**TASK GOAL**:
Exactly as written, retype the listing below, omitting the pictures.

#### DATASET EXCERPT

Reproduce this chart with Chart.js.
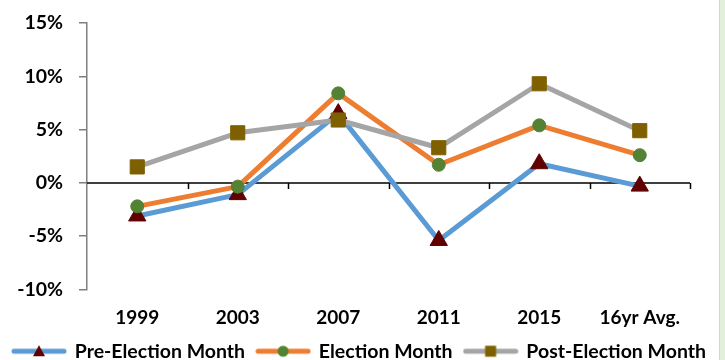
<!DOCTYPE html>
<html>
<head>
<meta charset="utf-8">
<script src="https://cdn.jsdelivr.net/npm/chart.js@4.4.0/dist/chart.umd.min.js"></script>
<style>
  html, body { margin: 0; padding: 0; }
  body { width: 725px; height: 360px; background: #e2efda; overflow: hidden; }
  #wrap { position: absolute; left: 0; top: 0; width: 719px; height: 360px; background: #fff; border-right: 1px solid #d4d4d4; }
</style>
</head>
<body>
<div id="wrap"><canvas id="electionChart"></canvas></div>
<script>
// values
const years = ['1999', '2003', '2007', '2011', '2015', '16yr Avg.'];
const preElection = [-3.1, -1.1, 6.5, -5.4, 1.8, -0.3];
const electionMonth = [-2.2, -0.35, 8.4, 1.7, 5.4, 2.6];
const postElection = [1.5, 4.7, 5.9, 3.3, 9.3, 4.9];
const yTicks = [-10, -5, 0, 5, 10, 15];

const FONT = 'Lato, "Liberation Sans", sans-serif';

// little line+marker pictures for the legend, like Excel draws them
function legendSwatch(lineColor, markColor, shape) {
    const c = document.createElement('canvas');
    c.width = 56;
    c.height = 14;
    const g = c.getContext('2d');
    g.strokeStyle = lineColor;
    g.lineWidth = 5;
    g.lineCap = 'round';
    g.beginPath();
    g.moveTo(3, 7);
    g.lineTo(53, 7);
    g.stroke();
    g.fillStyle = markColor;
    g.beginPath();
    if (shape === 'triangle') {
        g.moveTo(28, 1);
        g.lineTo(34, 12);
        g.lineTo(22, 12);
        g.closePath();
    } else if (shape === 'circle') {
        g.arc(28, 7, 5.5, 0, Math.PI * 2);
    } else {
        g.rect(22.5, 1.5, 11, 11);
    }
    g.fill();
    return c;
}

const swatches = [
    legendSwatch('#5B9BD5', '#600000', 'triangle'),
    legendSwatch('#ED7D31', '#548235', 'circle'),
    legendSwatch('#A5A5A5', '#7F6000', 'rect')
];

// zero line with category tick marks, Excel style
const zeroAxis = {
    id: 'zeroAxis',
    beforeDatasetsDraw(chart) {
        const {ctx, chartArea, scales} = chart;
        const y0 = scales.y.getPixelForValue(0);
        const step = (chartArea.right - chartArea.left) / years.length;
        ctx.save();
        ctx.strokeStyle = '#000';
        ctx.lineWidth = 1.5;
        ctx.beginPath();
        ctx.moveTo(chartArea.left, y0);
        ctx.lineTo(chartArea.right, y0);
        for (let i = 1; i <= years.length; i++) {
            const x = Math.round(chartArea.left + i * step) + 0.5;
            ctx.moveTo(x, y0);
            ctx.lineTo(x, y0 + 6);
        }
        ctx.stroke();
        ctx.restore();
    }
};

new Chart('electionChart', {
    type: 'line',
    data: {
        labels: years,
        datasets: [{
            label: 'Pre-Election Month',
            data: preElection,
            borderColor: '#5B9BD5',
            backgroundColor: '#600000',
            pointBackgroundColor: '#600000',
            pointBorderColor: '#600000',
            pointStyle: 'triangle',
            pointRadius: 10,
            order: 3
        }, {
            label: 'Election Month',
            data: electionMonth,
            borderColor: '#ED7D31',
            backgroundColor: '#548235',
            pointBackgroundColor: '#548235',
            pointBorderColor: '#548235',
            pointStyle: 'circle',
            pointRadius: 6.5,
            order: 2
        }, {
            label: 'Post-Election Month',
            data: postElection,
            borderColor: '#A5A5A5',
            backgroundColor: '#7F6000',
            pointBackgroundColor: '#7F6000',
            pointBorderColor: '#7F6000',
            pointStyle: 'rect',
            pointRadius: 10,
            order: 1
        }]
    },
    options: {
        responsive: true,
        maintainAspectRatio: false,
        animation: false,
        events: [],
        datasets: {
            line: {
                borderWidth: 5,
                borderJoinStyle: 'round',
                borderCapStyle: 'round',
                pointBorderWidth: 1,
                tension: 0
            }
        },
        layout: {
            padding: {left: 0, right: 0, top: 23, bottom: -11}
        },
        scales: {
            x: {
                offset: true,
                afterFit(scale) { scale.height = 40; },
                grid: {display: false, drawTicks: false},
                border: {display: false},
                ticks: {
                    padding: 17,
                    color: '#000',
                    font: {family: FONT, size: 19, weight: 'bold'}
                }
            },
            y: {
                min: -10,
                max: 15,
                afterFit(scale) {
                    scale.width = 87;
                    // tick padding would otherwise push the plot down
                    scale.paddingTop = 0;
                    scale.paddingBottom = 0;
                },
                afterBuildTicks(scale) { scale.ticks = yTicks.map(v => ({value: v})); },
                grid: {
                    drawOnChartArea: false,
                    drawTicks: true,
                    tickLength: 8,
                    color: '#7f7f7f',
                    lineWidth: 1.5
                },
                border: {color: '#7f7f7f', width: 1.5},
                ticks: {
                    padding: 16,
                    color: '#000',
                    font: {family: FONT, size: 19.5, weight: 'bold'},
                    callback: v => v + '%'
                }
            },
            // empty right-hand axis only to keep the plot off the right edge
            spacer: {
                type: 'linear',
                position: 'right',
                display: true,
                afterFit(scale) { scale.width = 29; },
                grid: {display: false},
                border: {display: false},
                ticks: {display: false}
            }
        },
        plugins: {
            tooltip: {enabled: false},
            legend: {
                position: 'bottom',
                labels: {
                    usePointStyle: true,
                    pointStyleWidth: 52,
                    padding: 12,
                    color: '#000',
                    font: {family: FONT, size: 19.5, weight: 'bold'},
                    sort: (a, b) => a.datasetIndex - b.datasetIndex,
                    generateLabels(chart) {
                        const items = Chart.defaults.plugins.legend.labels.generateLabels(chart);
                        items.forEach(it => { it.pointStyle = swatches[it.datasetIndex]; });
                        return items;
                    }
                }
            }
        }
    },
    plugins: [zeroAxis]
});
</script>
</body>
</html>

########

**WORKED ANSWER**:
Reproduce this chart with Chart.js.
<!DOCTYPE html>
<html>
<head>
<meta charset="utf-8">
<script src="https://cdn.jsdelivr.net/npm/chart.js@4.4.0/dist/chart.umd.min.js"></script>
<style>
  html, body { margin: 0; padding: 0; }
  body { width: 725px; height: 360px; background: #e2efda; overflow: hidden; }
  #wrap { position: absolute; left: 0; top: 0; width: 719px; height: 360px; background: #fff; border-right: 1px solid #d4d4d4; }
</style>
</head>
<body>
<div id="wrap"><canvas id="electionChart"></canvas></div>
<script>
// values
const years = ['1999', '2003', '2007', '2011', '2015', '16yr Avg.'];
const preElection = [-3.1, -1.1, 6.5, -5.4, 1.8, -0.3];
const electionMonth = [-2.2, -0.35, 8.4, 1.7, 5.4, 2.6];
const postElection = [1.5, 4.7, 5.9, 3.3, 9.3, 4.9];
const yTicks = [-10, -5, 0, 5, 10, 15];

const FONT = 'Lato, "Liberation Sans", sans-serif';

// little line+marker pictures for the legend, like Excel draws them
function legendSwatch(lineColor, markColor, shape) {
    const c = document.createElement('canvas');
    c.width = 56;
    c.height = 14;
    const g = c.getContext('2d');
    g.strokeStyle = lineColor;
    g.lineWidth = 5;
    g.lineCap = 'round';
    g.beginPath();
    g.moveTo(3, 7);
    g.lineTo(53, 7);
    g.stroke();
    g.fillStyle = markColor;
    g.beginPath();
    if (shape === 'triangle') {
        g.moveTo(28, 1);
        g.lineTo(34, 12);
        g.lineTo(22, 12);
        g.closePath();
    } else if (shape === 'circle') {
        g.arc(28, 7, 5.5, 0, Math.PI * 2);
    } else {
        g.rect(22.5, 1.5, 11, 11);
    }
    g.fill();
    return c;
}

const swatches = [
    legendSwatch('#5B9BD5', '#600000', 'triangle'),
    legendSwatch('#ED7D31', '#548235', 'circle'),
    legendSwatch('#A5A5A5', '#7F6000', 'rect')
];

// zero line with category tick marks, Excel style
const zeroAxis = {
    id: 'zeroAxis',
    beforeDatasetsDraw(chart) {
        const {ctx, chartArea, scales} = chart;
        const y0 = scales.y.getPixelForValue(0);
        const step = (chartArea.right - chartArea.left) / years.length;
        ctx.save();
        ctx.strokeStyle = '#000';
        ctx.lineWidth = 1.5;
        ctx.beginPath();
        ctx.moveTo(chartArea.left, y0);
        ctx.lineTo(chartArea.right, y0);
        for (let i = 1; i <= years.length; i++) {
            const x = Math.round(chartArea.left + i * step) + 0.5;
            ctx.moveTo(x, y0);
            ctx.lineTo(x, y0 + 6);
        }
        ctx.stroke();
        ctx.restore();
    }
};

new Chart('electionChart', {
    type: 'line',
    data: {
        labels: years,
        datasets: [{
            label: 'Pre-Election Month',
            data: preElection,
            borderColor: '#5B9BD5',
            backgroundColor: '#600000',
            pointBackgroundColor: '#600000',
            pointBorderColor: '#600000',
            pointStyle: 'triangle',
            pointRadius: 10,
            order: 3
        }, {
            label: 'Election Month',
            data: electionMonth,
            borderColor: '#ED7D31',
            backgroundColor: '#548235',
            pointBackgroundColor: '#548235',
            pointBorderColor: '#548235',
            pointStyle: 'circle',
            pointRadius: 6.5,
            order: 2
        }, {
            label: 'Post-Election Month',
            data: postElection,
            borderColor: '#A5A5A5',
            backgroundColor: '#7F6000',
            pointBackgroundColor: '#7F6000',
            pointBorderColor: '#7F6000',
            pointStyle: 'rect',
            pointRadius: 10,
            order: 1
        }]
    },
    options: {
        responsive: true,
        maintainAspectRatio: false,
        animation: false,
        events: [],
        datasets: {
            line: {
                borderWidth: 5,
                borderJoinStyle: 'round',
                borderCapStyle: 'round',
                pointBorderWidth: 1,
                tension: 0
            }
        },
        layout: {
            padding: {left: 0, right: 0, top: 23, bottom: -11}
        },
        scales: {
            x: {
                offset: true,
                afterFit(scale) { scale.height = 40; },
                grid: {display: false, drawTicks: false},
                border: {display: false},
                ticks: {
                    padding: 17,
                    color: '#000',
                    font: {family: FONT, size: 19, weight: 'bold'}
                }
            },
            y: {
                min: -10,
                max: 15,
                afterFit(scale) {
                    scale.width = 87;
                    // tick padding would otherwise push the plot down
                    scale.paddingTop = 0;
                    scale.paddingBottom = 0;
                },
                afterBuildTicks(scale) { scale.ticks = yTicks.map(v => ({value: v})); },
                grid: {
                    drawOnChartArea: false,
                    drawTicks: true,
                    tickLength: 8,
                    color: '#7f7f7f',
                    lineWidth: 1.5
                },
                border: {color: '#7f7f7f', width: 1.5},
                ticks: {
                    padding: 16,
                    color: '#000',
                    font: {family: FONT, size: 19.5, weight: 'bold'},
                    callback: v => v + '%'
                }
            },
            // empty right-hand axis only to keep the plot off the right edge
            spacer: {
                type: 'linear',
                position: 'right',
                display: true,
                afterFit(scale) { scale.width = 29; },
                grid: {display: false},
                border: {display: false},
                ticks: {display: false}
            }
        },
        plugins: {
            tooltip: {enabled: false},
            legend: {
                position: 'bottom',
                labels: {
                    usePointStyle: true,
                    pointStyleWidth: 52,
                    padding: 12,
                    color: '#000',
                    font: {family: FONT, size: 19.5, weight: 'bold'},
                    sort: (a, b) => a.datasetIndex - b.datasetIndex,
                    generateLabels(chart) {
                        const items = Chart.defaults.plugins.legend.labels.generateLabels(chart);
                        items.forEach(it => { it.pointStyle = swatches[it.datasetIndex]; });
                        return items;
                    }
                }
            }
        }
    },
    plugins: [zeroAxis]
});
</script>
</body>
</html>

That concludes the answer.